Dedicated pull request branches
This page provides instructions on how to quickly create a dedicated branch before creating a pull-request and why we ask you to do so.
Magit’s PULL_REQUEST_TEMPLATE which is shown when you create a new
pull-request, links to this page. Feel free to link here from the
PULL_REQUEST_TEMPLATE
of your own repositories.
Press b c
to create and checkout a new feature branch. Then make
changes and create commits.
If you have already created commits before creating and checking out a
feature branch, either because you forgot to or on purpose, then press
b s
to spin-off a new feature branch.
This command creates and checks out a new branch starting at and
tracking the current branch (in our case main
). That branch in turn
is reset to the last commit it shares with its upstream. It is a bit
more complicated than that and if you want to learn more, then please
consult the manual, but basically it turns this situation:
[HEAD -> main] Improve new feature
New feature
[origin/main] Some old bugfix
Initial import
into this:
[HEAD -> feature] Improve new feature
New feature
[main] [origin/main] Some old bugfix
Initial import
After you have done this, you can push the new branch using P p
as
usual. Finally restart the process of asking for your changes to be
merged.
If you do not have access to Magit then you can also create a new branch on Github.

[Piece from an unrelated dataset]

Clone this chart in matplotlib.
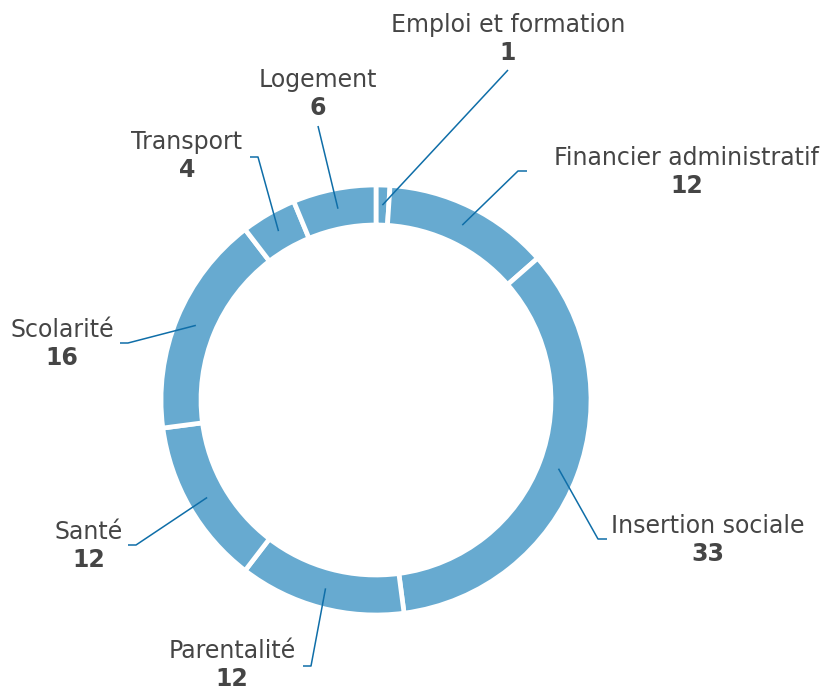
import numpy as np
import matplotlib
matplotlib.use("Agg")
import matplotlib.pyplot as plt

# data
categories = ["Emploi et formation", "Financier administratif", "Insertion sociale",
              "Parentalité", "Santé", "Scolarité", "Transport", "Logement"]
values = [1, 12, 33, 12, 12, 16, 4, 6]

W, H = 825, 690
ring_col = "#67aad0"
line_col = "#0f6ea8"
txt_col = "#454545"

# label layout in pixel coords: text centre x, name y, elbow point, end of short tick
labels_pos = {
    "Emploi et formation":     (508, 25, (508, 70), None),
    "Financier administratif": (687, 158, (518, 171), (527, 171)),
    "Insertion sociale":       (708, 526, (598, 539), (607, 539)),
    "Parentalité":             (232, 651, (311, 666), (303, 666)),
    "Santé":                   (89, 532, (136, 545), (128, 545)),
    "Scolarité":               (62, 330, (128, 343), (120, 343)),
    "Transport":               (187, 142, (258, 157), (250, 157)),
    "Logement":                (318, 80, (318, 126), None),
}

cx, cy = 376, 400
r_out, r_in = 215, 175

fig = plt.figure(figsize=(W / 100, H / 100), dpi=100)
ax = fig.add_axes([0, 0, 1, 1])

ax.pie(values, startangle=90, counterclock=False, radius=r_out, center=(cx, H - cy),
       colors=[ring_col] * len(values),
       wedgeprops=dict(width=r_out - r_in, edgecolor="white", linewidth=3.4),
       frame=True)
ax.set_xlim(0, W)
ax.set_ylim(0, H)
ax.set_aspect("equal")
ax.axis("off")

total = sum(values)
cum = 0
r_mid = (r_out + r_in) / 2
for cat, v in zip(categories, values):
    mid = (cum + v / 2) / total
    cum += v
    ang = np.deg2rad(90 - 360 * mid)
    sx = cx + r_mid * np.cos(ang)
    sy = cy - r_mid * np.sin(ang)
    tx, ty, elbow, tick = labels_pos[cat]
    px = [sx, elbow[0]]
    py = [sy, elbow[1]]
    if tick is not None:
        px.append(tick[0])
        py.append(tick[1])
    ax.plot(px, [H - p for p in py], color=line_col, lw=1.1, solid_capstyle="butt")
    ax.text(tx, H - ty, cat, ha="center", va="center", fontsize=17,
            color=txt_col, family="DejaVu Sans")
    ax.text(tx, H - ty - 28, str(v), ha="center", va="center", fontsize=17,
            color=txt_col, family="DejaVu Sans", fontweight="bold")

fig.savefig("out.png", dpi=100)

Go to your fork’s entry page and click on the Branch: main
button and
type the new branch name into the text field that appears.

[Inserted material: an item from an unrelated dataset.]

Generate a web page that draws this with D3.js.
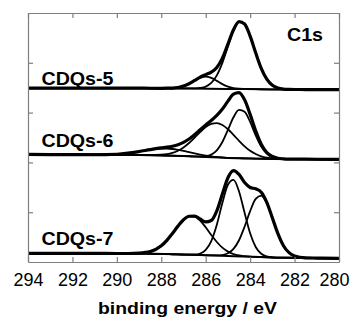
<!DOCTYPE html>
<html>
  <head>
    <meta charset="UTF-8">
    <style>
      body {
        margin: 0;
        background: white;
        font-family: "Liberation Sans", Arial, sans-serif;
      }
    </style>
    <script type="text/javascript" src="https://cdn.jsdelivr.net/npm/d3@7"></script>
  </head>

  <body>
    <svg id="Chart"></svg>

    <script type="text/javascript">
      // binding energy grid (eV) shared by every curve
      let energy = [294, 293, 292, 291, 290, 289.5, 289, 288.5, 288, 287.75, 287.5, 287.25, 287, 286.75, 286.5, 286.25,
        286, 285.75, 285.5, 285.25, 285, 284.75, 284.5, 284.25, 284, 283.75, 283.5, 283.25, 283, 282.75, 282.5, 282.25,
        282, 281.5, 281, 280];

      // background (absolute intensity) at a few energies
      let bgEnergy = [294, 289, 287, 285, 283, 280];
      let bg5 = [174.5, 174.5, 174.3, 173.8, 173.3, 173];
      let bg6 = [108, 107.5, 106.5, 104.5, 103.5, 103];
      let bg7 = [8.7, 8.5, 7.5, 6, 4.5, 3.7];

      // CDQs-5 (intensity above background)
      let sum5 = [0, 0, 0, 0, 0, 0, 0, 0, 0, 0.1, 0.3, 0.9, 2.3, 4.7, 8.1, 11.5, 14.1, 16.6, 21.4, 30.8, 44.9, 59.4, 67.7,
        65.4, 53.2, 36.5, 21.0, 10.2, 4.1, 1.4, 0.4, 0.1, 0, 0, 0, 0];
      let peak5a = [0, 0, 0, 0, 0, 0, 0, 0, 0, 0, 0, 0, 0, 0, 0.2, 0.7, 2.1, 5.8, 13.5, 26.1, 42.6, 58.5, 67.4, 65.3,
        53.2, 36.5, 21.0, 10.2, 4.1, 1.4, 0.4, 0.1, 0, 0, 0, 0];
      let peak5b = [0, 0, 0, 0, 0, 0, 0, 0, 0, 0.1, 0.3, 0.9, 2.3, 4.7, 7.9, 10.8, 12, 10.8, 7.9, 4.7, 2.3, 0.9, 0.3, 0.1,
        0, 0, 0, 0, 0, 0, 0, 0, 0, 0, 0, 0];

      // CDQs-6
      let sum6 = [0, 0, 0, 0, 0.6, 1.7, 3.4, 5.6, 7.6, 8.4, 9.5, 11.1, 13.6, 17.2, 21.8, 27.0, 32.1, 36.9, 42.1, 48.8,
        57.0, 64.2, 65.9, 58.7, 44.2, 27.8, 14.5, 6.3, 2.4, 0.7, 0.2, 0, 0, 0, 0, 0];
      let peak6a = [0, 0, 0, 0, 0, 0, 0, 0, 0, 0, 0, 0, 0, 0, 0, 0.2, 0.8, 2.6, 7.1, 15.7, 28.1, 40.9, 48.5, 46.7, 36.6,
        23.3, 12.1, 5.1, 1.8, 0.5, 0.1, 0, 0, 0, 0, 0];
      let peak6b = [0, 0, 0, 0, 0, 0, 0, 0.1, 0.7, 1.4, 2.8, 5.1, 8.5, 13.2, 18.8, 24.7, 29.9, 33.4, 34.5, 32.8, 28.8,
        23.3, 17.4, 12.0, 7.6, 4.5, 2.4, 1.2, 0.6, 0.2, 0.1, 0, 0, 0, 0, 0];
      let peak6c = [0, 0, 0, 0, 0.6, 1.7, 3.4, 5.5, 6.9, 7.0, 6.7, 6.0, 5.1, 4.0, 3.0, 2.1, 1.4, 0.9, 0.5, 0.3, 0.1,
        0, 0, 0, 0, 0, 0, 0, 0, 0, 0, 0, 0, 0, 0, 0];

      // CDQs-7
      let sum7 = [0, 0, 0, 0, 0, 0, 0.4, 2.2, 8.3, 13.9, 20.9, 28.4, 34.9, 38.6, 38.9, 36.2, 33.5, 35.1, 45.0, 62.0,
        78.6, 86.0, 82.3, 74.4, 69.6, 68.4, 65.2, 55.2, 39.8, 24.0, 12.0, 5.1, 1.8, 0.1, 0, 0];
      let peak7a = [0, 0, 0, 0, 0, 0, 0, 0, 0, 0, 0, 0, 0, 0.1, 0.4, 1.6, 5.4, 14.5, 31.1, 53.0, 71.5, 76.6, 65.2, 44.0,
        23.6, 10.0, 3.4, 0.9, 0.2, 0, 0, 0, 0, 0, 0, 0];
      let peak7b = [0, 0, 0, 0, 0, 0, 0, 0, 0, 0, 0, 0, 0, 0, 0, 0, 0, 0, 0.2, 0.8, 2.7, 7.3, 16.2, 30.0, 45.9, 58.4,
        61.8, 54.3, 39.6, 24.0, 12.0, 5.1, 1.8, 0.1, 0, 0];
      let peak7c = [0, 0, 0, 0, 0, 0, 0.4, 2.2, 8.3, 13.9, 20.9, 28.4, 34.9, 38.5, 38.5, 34.6, 28.1, 20.6, 13.7, 8.2,
        4.4, 2.1, 0.9, 0.4, 0.1, 0, 0, 0, 0, 0, 0, 0, 0, 0, 0, 0];

      let xTicks = [294, 292, 290, 288, 286, 284, 282, 280];
      let yTicks = [50, 100, 150, 200];
      let sampleNames = ['CDQs-5', 'CDQs-6', 'CDQs-7'];

      let spectra = [
        {name: sampleNames[0], bg: bg5, sum: sum5, peaks: [peak5a, peak5b], labelY: 85},
        {name: sampleNames[1], bg: bg6, sum: sum6, peaks: [peak6a, peak6b, peak6c], labelY: 147},
        {name: sampleNames[2], bg: bg7, sum: sum7, peaks: [peak7a, peak7b, peak7c], labelY: 245}
      ];

      let width = 353;
      let height = 324;
      let margin = {top: 13, bottom: 62, left: 28, right: 14};
      let axisColor = '#7f7f7f';

      let svg = d3.select('#Chart')
        .attr('width', width)
        .attr('height', height);

      let xScale = d3.scaleLinear()
        .domain([294, 280])
        .range([margin.left, width - margin.right]);

      let yScale = d3.scaleLinear()
        .domain([0, 250])
        .range([height - margin.bottom, margin.top]);

      function drawSpectrum(s) {
        let bgAt = d3.scaleLinear().domain(bgEnergy).range(s.bg);
        let line = d3.line()
          .x(d => xScale(d[0]))
          .y(d => yScale(bgAt(d[0]) + d[1]))
          .curve(d3.curveMonotoneX);

        svg.append('path')
          .attr('d', line(bgEnergy.map(e => [e, 0])))
          .attr('fill', 'none')
          .attr('stroke', 'black')
          .attr('stroke-width', 2);

        s.peaks.forEach(p => {
          svg.append('path')
            .attr('d', line(energy.map((e, i) => [e, p[i]])))
            .attr('fill', 'none')
            .attr('stroke', 'black')
            .attr('stroke-width', 1.8);
        });

        svg.append('path')
          .attr('d', line(energy.map((e, i) => [e, s.sum[i]])))
          .attr('fill', 'none')
          .attr('stroke', 'black')
          .attr('stroke-width', 3.2)
          .attr('stroke-linejoin', 'round');

        svg.append('text')
          .attr('x', 41.5)
          .attr('y', s.labelY)
          .attr('font-size', 17.5)
          .attr('font-weight', 'bold')
          .attr('textLength', 72)
          .attr('lengthAdjust', 'spacingAndGlyphs')
          .text(s.name);
      }

      spectra.forEach(drawSpectrum);

      // frame axes, ticks pointing inward
      let plotBottom = height - margin.bottom;
      let plotRight = width - margin.right;

      let axisB = svg.append('g')
        .attr('transform', `translate(0, ${plotBottom})`)
        .call(d3.axisBottom(xScale).tickValues(xTicks).tickSizeInner(-5).tickSizeOuter(0).tickPadding(11)
          .tickFormat(d3.format('d')));
      axisB.selectAll('text')
        .attr('font-size', 19)
        .attr('font-family', '"Liberation Sans", Arial, sans-serif')
        .attr('fill', 'black')
        .attr('dx', d => d === 280 ? -5 : 0)
        .attr('textLength', 30)
        .attr('lengthAdjust', 'spacingAndGlyphs');

      svg.append('g')
        .attr('transform', `translate(0, ${margin.top})`)
        .call(d3.axisTop(xScale).tickValues(xTicks).tickSizeInner(-5).tickSizeOuter(0).tickFormat(''));

      svg.append('g')
        .attr('transform', `translate(${margin.left}, 0)`)
        .call(d3.axisLeft(yScale).tickValues(yTicks).tickSizeInner(-5).tickSizeOuter(0).tickFormat(''));

      svg.append('g')
        .attr('transform', `translate(${plotRight}, 0)`)
        .call(d3.axisRight(yScale).tickValues(yTicks).tickSizeInner(-5).tickSizeOuter(0).tickFormat(''));

      svg.selectAll('.domain, .tick line')
        .attr('stroke', axisColor)
        .attr('stroke-width', 1.2);

      svg.append('text')
        .attr('x', 287)
        .attr('y', 41)
        .attr('font-size', 17.5)
        .attr('font-weight', 'bold')
        .attr('textLength', 36)
        .attr('lengthAdjust', 'spacingAndGlyphs')
        .text('C1s');

      svg.append('text')
        .attr('x', 98)
        .attr('y', 314)
        .attr('font-size', 17)
        .attr('font-weight', 'bold')
        .attr('textLength', 179)
        .attr('lengthAdjust', 'spacingAndGlyphs')
        .text('binding energy / eV');
    </script>
  </body>
</html>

If you push a new feature branch, then a yellow box with a green button is displayed on your fork on Github.
new-feature (less than a minute ago) [Compare & pull request]
Click on Compare & pull request
and you are back to the page used to
create a new pull-request, from which you were previously sent here.
If you pushed your changes to your main
branch on the other hand,
then you have to go to the upstream repository, click on Pull Requests
,
click on New pull request
, click on compare across forks
,
click on head fork: magit/magit
, locate and click on your-fork/magit
,
and click on Create pull request
. I am guessing that Github
intentionally makes this so cumbersome to encourage users to always
use dedicated feature branches for pull-requests. But apparently it
is not cumbersome enough.
When using Magit, maintainers can quickly check out a pull-request by
typing b f
. Unlike Git aliases that can be found in the wild this
does not just create a branch, it also configures it properly. Among
other things, the local branch has the name chosen by the contributor,
the fork is added as a remote, the upstream is set to the branch
against which the pull-request was created, and the push-remote is set
to the fork.
(Furthermore other commands have been taught about branches created
that way. magit-branch-delete
knows that it might be appropriate to
also delete the fork remote after merging the pull-request.
magit-merge-into
and magit-merge-absorb
are also aware of pull-request
branches.)
Unfortunately it is not possible to use the branch name “chosen” by
the contributor when that is main
. A branch by that name already
exists in the maintainer’s local repository, so pr-NUMBER
has to be
used instead. Because the mechanism provided by Git to configure the
push-target only allows configuring the remote itself but, unlike for
the upstream, not the remote branch; the name of the branch that P p
pushes to is always the same as the name of the local branch. Because
the maintainer cannot push to a random new branch on a fork, the fork
cannot be used as the push-remote, so the upstream repository is used
instead.
The result is that the maintainer cannot easily see whether the
contributor has pushed further commits (they won’t appear in
Unpulled from {push-target}
and then easily pull them (F p
won’t
work). Likewise the maintainer cannot push any commits to the push-remote
branch; instead s/he has to push them to origin/pr-NUMBER
and then
instruct the contributor on how to deal with that.